Updated February 8, 2022
The fascinating undersea world is receiving a lot of coverage in the media in the form of marine life documentaries, wreck exploration, movies, etc. Has this piqued your interest to consider learning how to dive? With a scuba diving certification, you can join the community of adventurers, exploring exotic places around the world, developing new skills in an exciting sport, and acquiring knowledge of marine life and the undersea environment. Here are some reasons to get started now.
Reasons to Become a Certified Scuba Diver
Exploration
More than two-thirds of the world is covered in water providing abundant exploration opportunities. Every location has its own peculiarities, endemic life, or historical significance.

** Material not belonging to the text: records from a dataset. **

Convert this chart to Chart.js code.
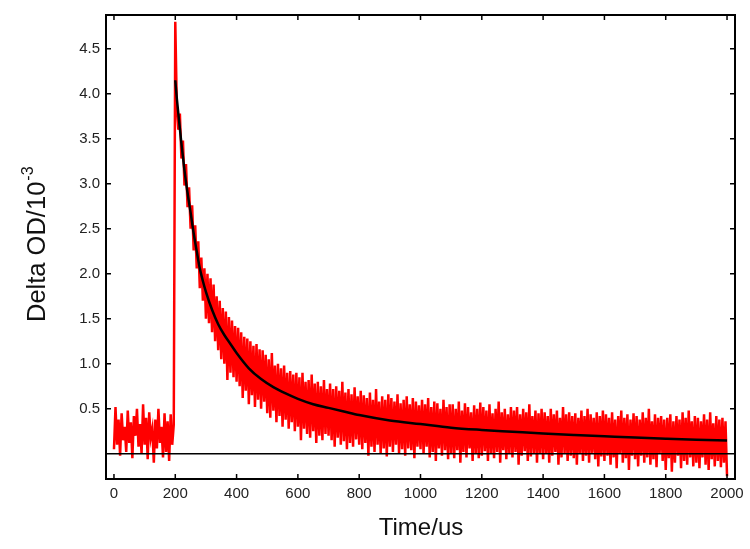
<!DOCTYPE html>
<html>
<head>
<meta charset="utf-8">
<title>Delta OD decay</title>
<script src="https://cdn.jsdelivr.net/npm/chart.js@4.4.1/dist/chart.umd.min.js"></script>
<style>
  html, body { margin: 0; padding: 0; background: #fff; }
  #wrap { width: 750px; height: 549px; }
</style>
</head>
<body>
<div id="wrap"><canvas id="chart" width="750" height="549"></canvas></div>
<script>
// time axis ticks and y ticks
const xTicks = [0, 200, 400, 600, 800, 1000, 1200, 1400, 1600, 1800, 2000];
const yTicks = [0.5, 1.0, 1.5, 2.0, 2.5, 3.0, 3.5, 4.0, 4.5];

// measured signal, one sample every 5 us from t = 0
const signalStart = 0;
const signalStep = 5;
const signalValues = [
  0.05, 0.52, 0.10, 0.38, -0.02, 0.45, 0.15, 0.30, 0.02, 0.48, 0.12, 0.35, -0.05, 0.42, 0.20, 0.50, 0.08, 0.33, 0.00, 0.55,
  0.10, 0.40, -0.06, 0.46, 0.18, 0.28, -0.10, 0.38, 0.06, 0.50, 0.12, 0.30, -0.04, 0.45, 0.02, 0.36, -0.08, 0.44, 0.10, 0.32,
  4.80, 3.85, 3.60, 3.78, 3.28, 3.48, 2.98, 3.22, 2.74, 2.96, 2.50, 2.76, 2.26, 2.54, 2.06, 2.36, 1.84, 2.18, 1.70, 2.06,
  1.50, 2.00, 1.45, 1.95, 1.35, 1.88, 1.25, 1.75, 1.15, 1.70, 1.05, 1.62, 1.00, 1.58, 0.82, 1.52, 0.90, 1.48, 0.85, 1.42,
  0.80, 1.40, 0.75, 1.35, 0.62, 1.30, 0.70, 1.28, 0.55, 1.25, 0.65, 1.20, 0.52, 1.22, 0.60, 1.16, 0.50, 1.15, 0.58, 1.10,
  0.45, 1.05, 0.40, 1.12, 0.48, 0.98, 0.35, 1.00, 0.42, 0.95, 0.30, 0.98, 0.38, 0.90, 0.28, 0.92, 0.35, 0.88, 0.25, 0.90,
  0.30, 0.85, 0.15, 0.90, 0.28, 0.80, 0.22, 0.82, 0.18, 0.88, 0.25, 0.78, 0.12, 0.80, 0.20, 0.75, 0.15, 0.82, 0.22, 0.72,
  0.20, 0.78, 0.15, 0.72, 0.08, 0.75, 0.18, 0.70, 0.10, 0.80, 0.14, 0.68, 0.05, 0.72, 0.12, 0.66, 0.08, 0.74, 0.16, 0.64,
  0.10, 0.70, 0.05, 0.65, 0.12, 0.62, -0.02, 0.68, 0.08, 0.60, 0.02, 0.72, 0.10, 0.58, 0.00, 0.64, 0.06, 0.60, -0.03, 0.66,
  0.08, 0.62, 0.02, 0.58, 0.10, 0.66, 0.00, 0.56, 0.05, 0.60, -0.02, 0.64, 0.06, 0.55, 0.04, 0.62, -0.05, 0.58, 0.08, 0.54,
  0.05, 0.60, 0.00, 0.55, 0.08, 0.62, -0.04, 0.52, 0.02, 0.58, -0.08, 0.56, 0.06, 0.50, -0.02, 0.60, 0.04, 0.52, -0.06, 0.55,
  0.00, 0.55, -0.05, 0.50, 0.04, 0.58, -0.10, 0.48, 0.02, 0.56, -0.04, 0.52, 0.06, 0.46, -0.08, 0.54, 0.00, 0.50, -0.05, 0.57,
  -0.02, 0.52, 0.03, 0.48, -0.08, 0.55, 0.00, 0.45, -0.05, 0.50, 0.02, 0.58, -0.10, 0.46, 0.04, 0.50, -0.06, 0.44, 0.00, 0.52,
  -0.04, 0.48, 0.02, 0.52, -0.12, 0.44, -0.02, 0.50, 0.03, 0.46, -0.08, 0.55, -0.03, 0.42, 0.01, 0.48, -0.10, 0.45, 0.00, 0.50,
  -0.06, 0.46, 0.00, 0.42, -0.10, 0.50, -0.02, 0.44, 0.02, 0.48, -0.12, 0.40, -0.04, 0.52, 0.00, 0.44, -0.08, 0.46, -0.02, 0.42,
  -0.05, 0.45, -0.12, 0.40, 0.00, 0.48, -0.08, 0.42, -0.02, 0.50, -0.10, 0.44, 0.01, 0.40, -0.06, 0.46, -0.14, 0.42, -0.03, 0.48,
  -0.08, 0.44, -0.02, 0.40, -0.12, 0.46, -0.04, 0.38, -0.16, 0.42, 0.00, 0.48, -0.10, 0.40, -0.05, 0.44, -0.18, 0.38, -0.02, 0.45,
  -0.06, 0.42, -0.14, 0.38, -0.02, 0.46, -0.10, 0.40, -0.04, 0.50, -0.12, 0.36, -0.06, 0.44, -0.15, 0.40, 0.00, 0.42, -0.08, 0.38,
  -0.18, 0.40, -0.05, 0.44, -0.20, 0.36, -0.10, 0.42, -0.02, 0.38, -0.16, 0.46, -0.08, 0.40, -0.12, 0.48, -0.04, 0.36, -0.14, 0.42,
  -0.10, 0.40, -0.16, 0.36, -0.04, 0.44, -0.12, 0.38, -0.18, 0.46, -0.06, 0.34, -0.14, 0.42, -0.08, 0.38, -0.15, 0.40, -0.10, 0.36,
  -0.25
];

// fitted decay curve
const fitTimes = [200, 205, 210, 220, 230, 240, 250, 260, 270, 280, 290, 300, 320, 340, 360, 380, 400, 440, 480, 520,
  560, 600, 650, 700, 750, 800, 900, 1000, 1100, 1200, 1300, 1400, 1500, 1600, 1700, 1800, 1900, 2000];
const fitValues = [4.15, 3.95, 3.78, 3.45, 3.15, 2.9, 2.68, 2.45, 2.25, 2.06, 1.92, 1.8, 1.6, 1.44, 1.32, 1.22, 1.12, 0.95, 0.83, 0.74,
  0.67, 0.61, 0.55, 0.51, 0.47, 0.43, 0.37, 0.33, 0.29, 0.265, 0.245, 0.225, 0.21, 0.195, 0.18, 0.168, 0.157, 0.148];

const FONT = '"Liberation Sans", Arial, sans-serif';

const signalPoints = signalValues.map((v, i) => ({ x: signalStart + i * signalStep, y: v }));
const fitPoints = fitTimes.map((t, i) => ({ x: t, y: fitValues[i] }));

// frame, inward ticks on all sides, zero line and axis titles
const framePlugin = {
  id: 'frame',
  afterDatasetsDraw(chart) {
    const { ctx, chartArea: a, scales } = chart;
    const xs = scales.x, ys = scales.y;
    ctx.save();
    ctx.strokeStyle = '#000';

    // zero line
    const y0 = ys.getPixelForValue(0);
    ctx.lineWidth = 1.5;
    ctx.beginPath();
    ctx.moveTo(a.left, y0);
    ctx.lineTo(a.right, y0);
    ctx.stroke();

    // ticks
    const len = 5;
    ctx.lineWidth = 1.5;
    ctx.beginPath();
    xTicks.forEach(t => {
      const px = xs.getPixelForValue(t);
      ctx.moveTo(px, a.bottom); ctx.lineTo(px, a.bottom - len);
      ctx.moveTo(px, a.top); ctx.lineTo(px, a.top + len);
    });
    yTicks.forEach(t => {
      const py = ys.getPixelForValue(t);
      ctx.moveTo(a.left, py); ctx.lineTo(a.left + len, py);
      ctx.moveTo(a.right, py); ctx.lineTo(a.right - len, py);
    });
    ctx.stroke();

    // frame
    ctx.lineWidth = 2;
    ctx.strokeRect(a.left, a.top, a.right - a.left, a.bottom - a.top);

    // x title
    ctx.fillStyle = '#111';
    ctx.font = '24px ' + FONT;
    ctx.textAlign = 'center';
    ctx.textBaseline = 'alphabetic';
    ctx.fillText('Time/us', 421, 535);

    // y title with superscript
    const main = 'Delta OD/10';
    const sup = '-3';
    ctx.font = '25.5px ' + FONT;
    const wMain = ctx.measureText(main).width;
    ctx.translate(45, 322);
    ctx.rotate(-Math.PI / 2);
    ctx.textAlign = 'left';
    ctx.fillText(main, 0, 0);
    ctx.font = '16px ' + FONT;
    ctx.fillText(sup, wMain + 1, -12);
    ctx.restore();
  }
};

new Chart(document.getElementById('chart'), {
  type: 'line',
  data: {
    datasets: [
      {
        label: 'Fit',
        data: fitPoints,
        borderColor: '#000',
        borderWidth: 2.5,
        pointRadius: 0,
        cubicInterpolationMode: 'monotone',
        order: 0
      },
      {
        label: 'Signal',
        data: signalPoints,
        borderColor: '#ff0000',
        borderWidth: 2.5,
        pointRadius: 0,
        tension: 0,
        order: 1
      }
    ]
  },
  options: {
    responsive: false,
    animation: false,
    events: [],
    layout: { padding: { top: 11, right: 15, left: 0, bottom: 0 } },
    plugins: { legend: { display: false }, tooltip: { enabled: false } },
    scales: {
      x: {
        type: 'linear',
        min: -26,
        max: 2026,
        grid: { display: false, drawTicks: false },
        border: { display: false },
        afterBuildTicks: s => { s.ticks = xTicks.map(v => ({ value: v })); },
        afterFit: s => { s.height = 70; },
        ticks: {
          padding: 6,
          color: '#222',
          font: { family: FONT, size: 15 },
          maxRotation: 0,
          callback: v => String(v)
        }
      },
      y: {
        type: 'linear',
        min: -0.28,
        max: 4.875,
        grid: { display: false, drawTicks: false },
        border: { display: false },
        afterBuildTicks: s => { s.ticks = yTicks.map(v => ({ value: v })); },
        afterFit: s => { s.width = 106; },
        ticks: {
          padding: 6,
          color: '#222',
          font: { family: FONT, size: 15 },
          callback: v => v.toFixed(1)
        }
      }
    }
  },
  plugins: [framePlugin]
});
</script>
</body>
</html>
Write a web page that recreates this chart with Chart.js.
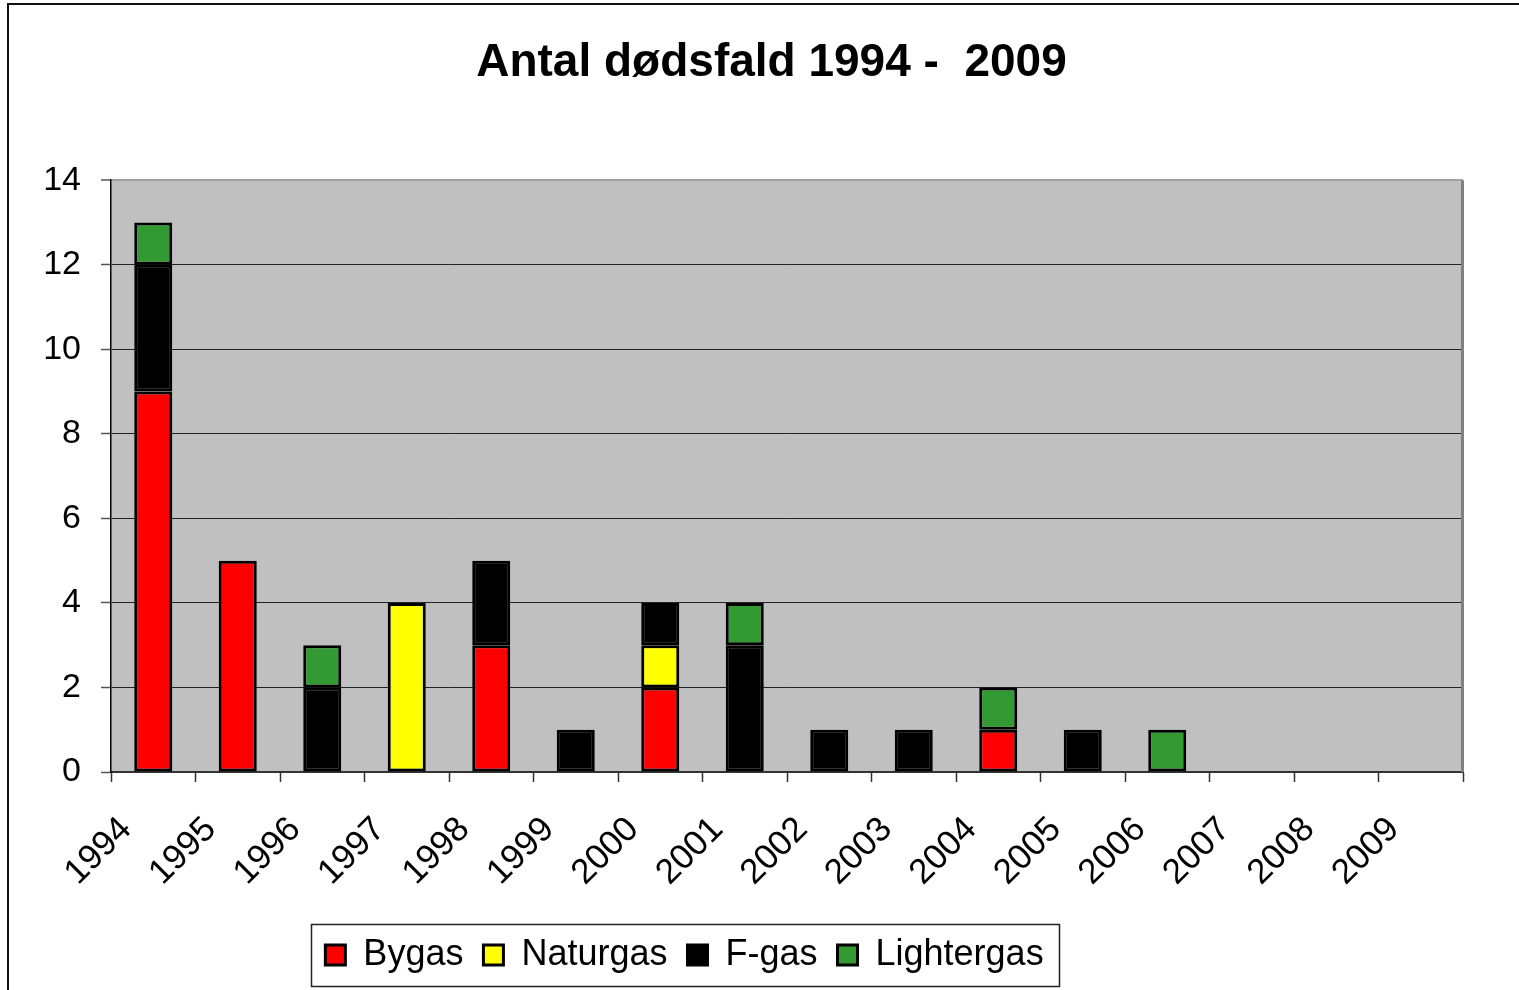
<!DOCTYPE html>
<html>
<head>
<meta charset="utf-8">
<script src="https://cdn.jsdelivr.net/npm/chart.js@4.4.1/dist/chart.umd.min.js"></script>
<style>
    html, body { margin: 0; padding: 0; background: #fff; }
    #wrap { width: 1519px; height: 990px; }
</style>
</head>
<body>
<div id="wrap"><canvas id="deathChart" width="1519" height="990"></canvas></div>
<script>
// Data
const years = ['1994', '1995', '1996', '1997', '1998', '1999', '2000', '2001',
    '2002', '2003', '2004', '2005', '2006', '2007', '2008', '2009'];
const bygas      = [9, 5, 0, 0, 3, 0, 2, 0, 0, 0, 1, 0, 0, 0, 0, 0];
const naturgas   = [0, 0, 0, 4, 0, 0, 1, 0, 0, 0, 0, 0, 0, 0, 0, 0];
const fgas       = [3, 0, 2, 0, 2, 1, 1, 3, 1, 1, 0, 1, 0, 0, 0, 0];
const lightergas = [1, 0, 1, 0, 0, 0, 0, 1, 0, 0, 1, 0, 1, 0, 0, 0];
const yTicks = [0, 2, 4, 6, 8, 10, 12, 14];

const FONT = '"Liberation Sans", Arial, sans-serif';
Chart.defaults.font.family = FONT;
Chart.defaults.color = '#000';

const LEGEND_PAD = 20;
const LEGEND_FONT = 36;

// zero means no segment
const seg = arr => arr.map(v => v === 0 ? null : v);

function makeSet(label, values, color) {
    return {
        label: label,
        data: seg(values),
        backgroundColor: color,
        borderColor: '#000',
        borderWidth: 3,
        borderSkipped: false,
        barPercentage: 0.45,
        categoryPercentage: 1.0
    };
}

// plot area fill, borders, legend box and the frame round the whole picture
const frame = {
    id: 'frame',
    beforeDraw(chart) {
        const { ctx, chartArea: a } = chart;
        ctx.save();
        ctx.fillStyle = '#c0c0c0';
        ctx.fillRect(a.left, a.top, a.right - a.left, a.bottom - a.top);
        ctx.restore();
    },
    beforeDatasetsDraw(chart) {
        const { ctx, chartArea: a } = chart;
        ctx.save();
        ctx.strokeStyle = '#808080';
        ctx.lineWidth = 3;
        ctx.beginPath();
        ctx.moveTo(a.right - 0.5, a.top);
        ctx.lineTo(a.right - 0.5, a.bottom);
        ctx.stroke();
        ctx.restore();
    },
    afterLayout(chart) {
        // title and legend are not centred on the canvas in the original
        const t = chart.titleBlock;
        t.left += 40; t.right += 40;
        t.top += 2; t.bottom += 2;
        const lg = chart.legend;
        lg.left -= 47; lg.right -= 47;
    },
    afterDraw(chart) {
        const { ctx } = chart;
        const lg = chart.legend;
        ctx.save();
        if (lg && lg.lineWidths && lg.lineWidths.length) {
            const lw = lg.lineWidths[0];
            const start = (lg.left + LEGEND_PAD + lg.right - lw) / 2;
            const end = start + lw - LEGEND_PAD;
            const cy = lg.top + LEGEND_PAD + LEGEND_FONT / 2;
            ctx.strokeStyle = '#222';
            ctx.lineWidth = 1.5;
            ctx.strokeRect(Math.round(start - 14) + 0.5, Math.round(cy - 31) + 0.5,
                Math.round(end - start + 30), 62);
        }
        ctx.strokeStyle = '#111';
        ctx.lineWidth = 2;
        ctx.strokeRect(8, 4, chart.width + 20, chart.height + 20);
        ctx.restore();
    }
};

const chart = new Chart(document.getElementById('deathChart').getContext('2d'), {
    type: 'bar',
    data: {
        labels: years,
        datasets: [
            makeSet('Bygas', bygas, '#ff0000'),
            makeSet('Naturgas', naturgas, '#ffff00'),
            makeSet('F-gas', fgas, '#000000'),
            makeSet('Lightergas', lightergas, '#339933')
        ]
    },
    options: {
        responsive: false,
        animation: false,
        devicePixelRatio: 1,
        layout: { padding: { left: 0, right: 56, top: 0, bottom: 7 } },
        scales: {
            x: {
                stacked: true,
                grid: {
                    offset: true,
                    drawOnChartArea: false,
                    drawTicks: true,
                    tickLength: 10,
                    tickColor: '#333',
                    tickWidth: 1.5
                },
                border: { color: '#333', width: 2 },
                ticks: {
                    autoSkip: false,
                    minRotation: 45,
                    maxRotation: 45,
                    padding: 27,
                    labelOffset: -27,
                    font: { size: 35 },
                    color: '#000'
                },
                afterFit: s => { s.height = 145; }
            },
            y: {
                stacked: true,
                min: 0,
                max: 14,
                afterBuildTicks: s => { s.ticks = yTicks.map(v => ({ value: v })); },
                grid: {
                    color: c => c.tick && c.tick.value === 14 ? '#a0a0a0' : '#222',
                    lineWidth: c => c.tick && c.tick.value === 14 ? 2 : 1,
                    tickLength: 10,
                    tickColor: '#555',
                    tickWidth: 1.5
                },
                border: { color: '#000', width: 1.5 },
                ticks: {
                    padding: 20,
                    font: { size: 34 },
                    color: '#000'
                },
                afterFit: s => { s.width = 111; }
            }
        },
        plugins: {
            title: {
                display: true,
                text: 'Antal dødsfald 1994 -  2009',
                font: { size: 46, weight: 'bold' },
                color: '#000',
                padding: { top: 34, bottom: 91 }
            },
            legend: {
                position: 'bottom',
                labels: {
                    font: { size: LEGEND_FONT },
                    boxWidth: 20,
                    boxHeight: 20,
                    padding: LEGEND_PAD,
                    color: '#000'
                }
            },
            tooltip: { enabled: false }
        }
    },
    plugins: [frame]
});
</script>
</body>
</html>
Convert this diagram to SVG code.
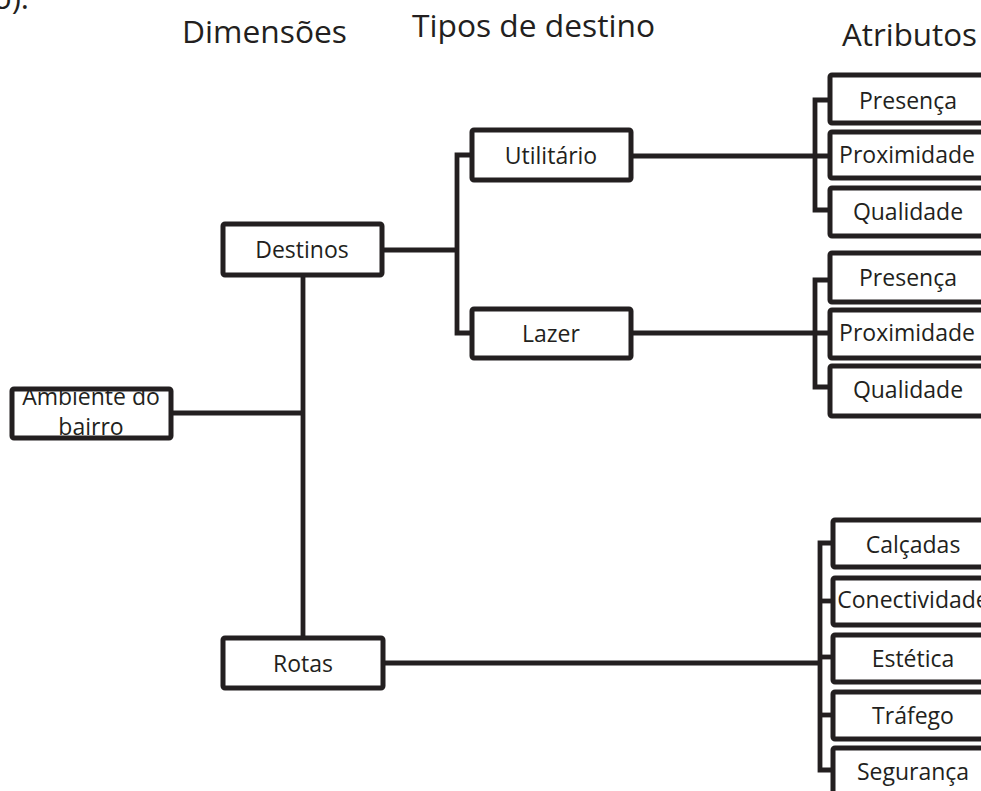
<svg xmlns="http://www.w3.org/2000/svg" width="981" height="791" viewBox="0 0 981 791">
<style>
  .bg { fill: #ffffff; }
  .box { fill: #ffffff; stroke: #231f20; stroke-width: 5; stroke-linejoin: round; }
  .ln { fill: none; stroke: #231f20; stroke-width: 4.8; stroke-linejoin: miter; }
  .t { font-family: "Open Sans", "Noto Sans", "DejaVu Sans", sans-serif; font-size: 23px; fill: #231f20; text-anchor: middle; }
  .h { font-family: "Open Sans", "Noto Sans", "DejaVu Sans", sans-serif; font-size: 31px; fill: #231f20; }
</style>
<rect class="bg" x="0" y="0" width="981" height="791"/>

<g id="fragment">
  <text class="h" x="-7" y="9">o).</text>
</g>

<g id="headers">
  <text class="h" x="182" y="43" textLength="165" lengthAdjust="spacingAndGlyphs">Dimensões</text>
  <text class="h" x="412" y="37" textLength="243" lengthAdjust="spacingAndGlyphs">Tipos de destino</text>
  <text class="h" x="842" y="46" textLength="135" lengthAdjust="spacingAndGlyphs">Atributos</text>
</g>

<g id="connectors">
  <path class="ln" d="M171,413 H303"/>
  <path class="ln" d="M303,275 V638"/>
  <path class="ln" d="M382,250 H457"/>
  <path class="ln" d="M472,155 H457 V333 H472"/>
  <path class="ln" d="M631,156 H830"/>
  <path class="ln" d="M830,100 H815 V210 H830"/>
  <path class="ln" d="M631,333 H830"/>
  <path class="ln" d="M830,280 H815 V387 H830"/>
  <path class="ln" d="M383,663 H820"/>
  <path class="ln" d="M833,543 H820 V770 H833"/>
  <path class="ln" d="M820,601 H833"/>
  <path class="ln" d="M820,657 H833"/>
  <path class="ln" d="M820,715 H833"/>
</g>

<g id="ambiente">
  <rect class="box" x="12" y="389" width="159" height="49" rx="2"/>
  <text class="t" x="91" y="405">Ambiente do</text>
  <text class="t" x="91" y="435">bairro</text>
</g>
<g id="destinos">
  <rect class="box" x="223" y="224" width="159" height="51" rx="2"/>
  <text class="t" x="302" y="258">Destinos</text>
</g>
<g id="rotas">
  <rect class="box" x="223" y="638" width="160" height="50" rx="2"/>
  <text class="t" x="303" y="672">Rotas</text>
</g>
<g id="utilitario">
  <rect class="box" x="472" y="130" width="159" height="50" rx="2"/>
  <text class="t" x="551" y="164">Utilitário</text>
</g>
<g id="lazer">
  <rect class="box" x="472" y="309" width="159" height="49" rx="2"/>
  <text class="t" x="551" y="342">Lazer</text>
</g>

<g id="util-presenca">
  <rect class="box" x="830" y="75" width="158" height="48" rx="2"/>
  <text class="t" x="908" y="109">Presença</text>
</g>
<g id="util-proximidade">
  <rect class="box" x="830" y="132" width="158" height="46" rx="2"/>
  <text class="t" x="907" y="163">Proximidade</text>
</g>
<g id="util-qualidade">
  <rect class="box" x="830" y="188" width="158" height="48" rx="2"/>
  <text class="t" x="908" y="220">Qualidade</text>
</g>

<g id="lazer-presenca">
  <rect class="box" x="830" y="253" width="158" height="49" rx="2"/>
  <text class="t" x="908" y="286">Presença</text>
</g>
<g id="lazer-proximidade">
  <rect class="box" x="830" y="310" width="158" height="48" rx="2"/>
  <text class="t" x="907" y="341">Proximidade</text>
</g>
<g id="lazer-qualidade">
  <rect class="box" x="830" y="366" width="158" height="50" rx="2"/>
  <text class="t" x="908" y="398">Qualidade</text>
</g>

<g id="calcadas">
  <rect class="box" x="833" y="520" width="160" height="47" rx="2"/>
  <text class="t" x="913" y="553">Calçadas</text>
</g>
<g id="conectividade">
  <rect class="box" x="833" y="578" width="160" height="47" rx="2"/>
  <text class="t" x="913" y="608">Conectividade</text>
</g>
<g id="estetica">
  <rect class="box" x="833" y="635" width="160" height="47" rx="2"/>
  <text class="t" x="913" y="667">Estética</text>
</g>
<g id="trafego">
  <rect class="box" x="833" y="692" width="160" height="47" rx="2"/>
  <text class="t" x="913" y="724">Tráfego</text>
</g>
<g id="seguranca">
  <rect class="box" x="833" y="748" width="160" height="60" rx="2"/>
  <text class="t" x="913" y="780">Segurança</text>
</g>
</svg>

From sharks, rays, and whales to giant sea fans, caves, shipwrecks, and tiny shrimps and nudibranchs that are the delight of macro photographers, there are endless intriguing things to focus on.
The Dive Community
When you become a diver you join a community, a fellowship of people that share the experience of the underwater world that bonds you. In this group, you can discuss your escapades, tall tales, photos, and information about the latest gear. These are people to get together with for drinks after the dive or continue communication with by email or Facebook back at home. They are spirited and innovative and make for lively companions.
Travel Worldwide
Diving is possible all over the world from the Arctic to the Antarctic and everywhere in between. You can plan trips specifically with diving as the goal on a liveaboard dive safari, at a tropical resort, or anyplace you fancy a dive. Diving can also be a secondary activity for you in your spare time at home or during your travels for vacation or business. What great fun to do some underwater exploration and then take in all the culture and scenery in whatever location you find yourself in.
The Experience
Scuba diving offers an avenue of escape from the modern hectic life of text messages, car horns, and deadlines into a peaceful setting of neutral buoyancy weightlessness, and a completely different way of living and moving around. You get out of the comfort zone of your daily routine and practice some new skills like equalization and non-verbal communication. It can be relaxing and calming while at the same time invigorating to observe the way of life of marine creatures and the topography they inhabit like caverns, walls, and seamounts. There are opportunities to imagine historical circumstances while exploring shipwrecks and underwater ruins.
Diving is Easy
Almost anyone with basic watermanship skills can become a scuba diver certified by a training agency like PADI, SSI, CMAS, or NAUI. You just need a few days to study, receive instruction from a well-trained and patient teacher, learn diving skills in a pool or shallow water and go on four open water dives to practice the skills you learned, and get an introduction to the real-life underwater scene. It’s really not difficult and is a tremendous amount of fun. You’ll learn some physics and physiology intrinsic to scuba diving and experience your first underwater breaths for a starter.
Just the Beginning
Once you become a certified scuba diver, that’s only the start. You never stop learning. There is something on every dive to enhance your skills and knowledge. As you develop there are also many additional courses available to expand your capabilities like advanced open water, rescue diver, nitrox, or specialties like wreck, cave, or underwater naturalist. The courses are only a gateway to the thousands of dive sites around the world where you can use your knowledge. There is enough to keep you busy and enthused for the rest of your life.